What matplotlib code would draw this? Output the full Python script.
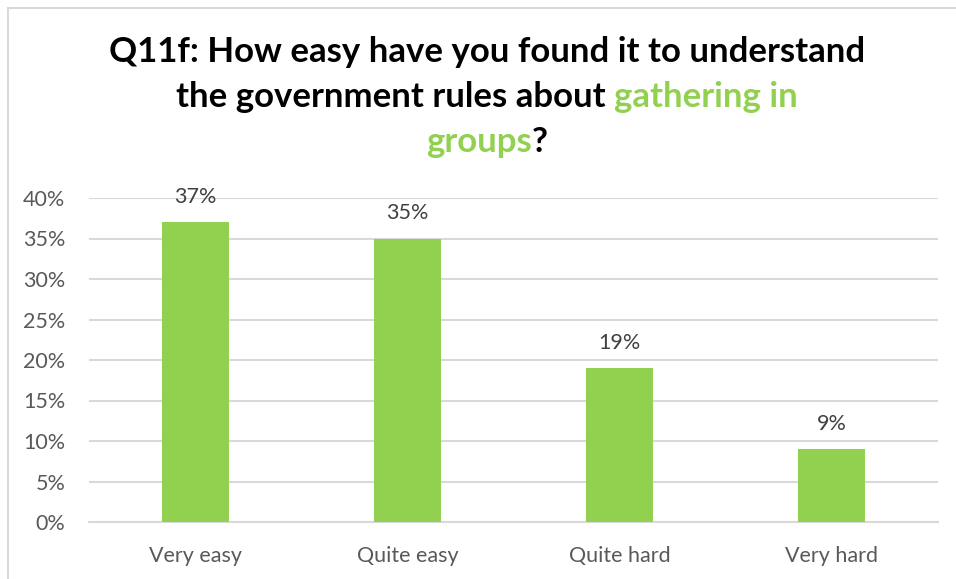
import matplotlib
matplotlib.use("Agg")
import matplotlib.pyplot as plt
from matplotlib.lines import Line2D
from matplotlib.ticker import FuncFormatter, MultipleLocator

categories = ["Very easy", "Quite easy", "Quite hard", "Very hard"]
values = [37, 35, 19, 9]
title_lines = [
    [("Q11f: How easy have you found it to understand", "black")],
    [("the government rules about ", "black"), ("gathering in", "#92D050")],
    [("groups", "#92D050"), ("?", "black")],
]

GREEN = "#92D050"
GRID = "#D9D9D9"
FONT = "Lato"

W, H = 956, 579
fig = plt.figure(figsize=(W / 100, H / 100), dpi=100)

# chart frame (only top and left edges visible in the crop)
fig.add_artist(Line2D([8 / W, 8 / W], [0, 1 - 8 / H], color=GRID, lw=1.5))
fig.add_artist(Line2D([8 / W, 1], [1 - 8 / H, 1 - 8 / H], color=GRID, lw=1.5))

left, right = 89 / W, 938 / W
bottom, top = 1 - 522 / H, 1 - 198 / H
ax = fig.add_axes([left, bottom, right - left, top - bottom])

x = list(range(len(categories)))
bars = ax.bar(x, values, width=0.316, color=GREEN, zorder=3)
ax.set_xlim(-0.5, len(categories) - 0.5)
ax.set_ylim(0, 40)
ax.yaxis.set_major_locator(MultipleLocator(5))
ax.yaxis.set_major_formatter(FuncFormatter(lambda v, p: f"{v:.0f}%"))
ax.set_xticks(x)
ax.set_xticklabels(categories)
ax.grid(axis="y", color=GRID, lw=1.5, zorder=0)
for s in ["top", "right", "left"]:
    ax.spines[s].set_visible(False)
ax.spines["bottom"].set_color(GRID)
ax.spines["bottom"].set_linewidth(1.5)
ax.tick_params(length=0, labelsize=15.5, labelcolor="#595959")
ax.tick_params(axis="y", pad=17)
ax.tick_params(axis="x", pad=17)
for lab in ax.get_xticklabels() + ax.get_yticklabels():
    lab.set_fontfamily(FONT)

for b, v in zip(bars, values):
    ax.annotate(f"{v}%", (b.get_x() + b.get_width() / 2, v), xytext=(0, 11),
                textcoords="offset points", ha="center", va="bottom",
                fontsize=15.5, color="#404040", family=FONT)

# title with mixed colours, drawn piece by piece and centred per line
renderer = fig.canvas.get_renderer()
cx = 487 / W
baselines = [62, 107, 152]
for line, yb in zip(title_lines, baselines):
    texts = []
    for s, c in line:
        t = fig.text(0, 1 - yb / H, s, color=c, fontsize=25, fontweight="bold",
                     family=FONT, va="baseline", ha="left")
        texts.append(t)
    widths = [t.get_window_extent(renderer).width / W for t in texts]
    xpos = cx - sum(widths) / 2
    for t, w in zip(texts, widths):
        t.set_x(xpos)
        xpos += w

fig.savefig("out.png", dpi=100)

===

◆ Exercise brief: Reproduce all of the material above word for word. Omit the pictures.

◆ Correct answer:
What matplotlib code would draw this? Output the full Python script.
import matplotlib
matplotlib.use("Agg")
import matplotlib.pyplot as plt
from matplotlib.lines import Line2D
from matplotlib.ticker import FuncFormatter, MultipleLocator

categories = ["Very easy", "Quite easy", "Quite hard", "Very hard"]
values = [37, 35, 19, 9]
title_lines = [
    [("Q11f: How easy have you found it to understand", "black")],
    [("the government rules about ", "black"), ("gathering in", "#92D050")],
    [("groups", "#92D050"), ("?", "black")],
]

GREEN = "#92D050"
GRID = "#D9D9D9"
FONT = "Lato"

W, H = 956, 579
fig = plt.figure(figsize=(W / 100, H / 100), dpi=100)

# chart frame (only top and left edges visible in the crop)
fig.add_artist(Line2D([8 / W, 8 / W], [0, 1 - 8 / H], color=GRID, lw=1.5))
fig.add_artist(Line2D([8 / W, 1], [1 - 8 / H, 1 - 8 / H], color=GRID, lw=1.5))

left, right = 89 / W, 938 / W
bottom, top = 1 - 522 / H, 1 - 198 / H
ax = fig.add_axes([left, bottom, right - left, top - bottom])

x = list(range(len(categories)))
bars = ax.bar(x, values, width=0.316, color=GREEN, zorder=3)
ax.set_xlim(-0.5, len(categories) - 0.5)
ax.set_ylim(0, 40)
ax.yaxis.set_major_locator(MultipleLocator(5))
ax.yaxis.set_major_formatter(FuncFormatter(lambda v, p: f"{v:.0f}%"))
ax.set_xticks(x)
ax.set_xticklabels(categories)
ax.grid(axis="y", color=GRID, lw=1.5, zorder=0)
for s in ["top", "right", "left"]:
    ax.spines[s].set_visible(False)
ax.spines["bottom"].set_color(GRID)
ax.spines["bottom"].set_linewidth(1.5)
ax.tick_params(length=0, labelsize=15.5, labelcolor="#595959")
ax.tick_params(axis="y", pad=17)
ax.tick_params(axis="x", pad=17)
for lab in ax.get_xticklabels() + ax.get_yticklabels():
    lab.set_fontfamily(FONT)

for b, v in zip(bars, values):
    ax.annotate(f"{v}%", (b.get_x() + b.get_width() / 2, v), xytext=(0, 11),
                textcoords="offset points", ha="center", va="bottom",
                fontsize=15.5, color="#404040", family=FONT)

# title with mixed colours, drawn piece by piece and centred per line
renderer = fig.canvas.get_renderer()
cx = 487 / W
baselines = [62, 107, 152]
for line, yb in zip(title_lines, baselines):
    texts = []
    for s, c in line:
        t = fig.text(0, 1 - yb / H, s, color=c, fontsize=25, fontweight="bold",
                     family=FONT, va="baseline", ha="left")
        texts.append(t)
    widths = [t.get_window_extent(renderer).width / W for t in texts]
    xpos = cx - sum(widths) / 2
    for t, w in zip(texts, widths):
        t.set_x(xpos)
        xpos += w

fig.savefig("out.png", dpi=100)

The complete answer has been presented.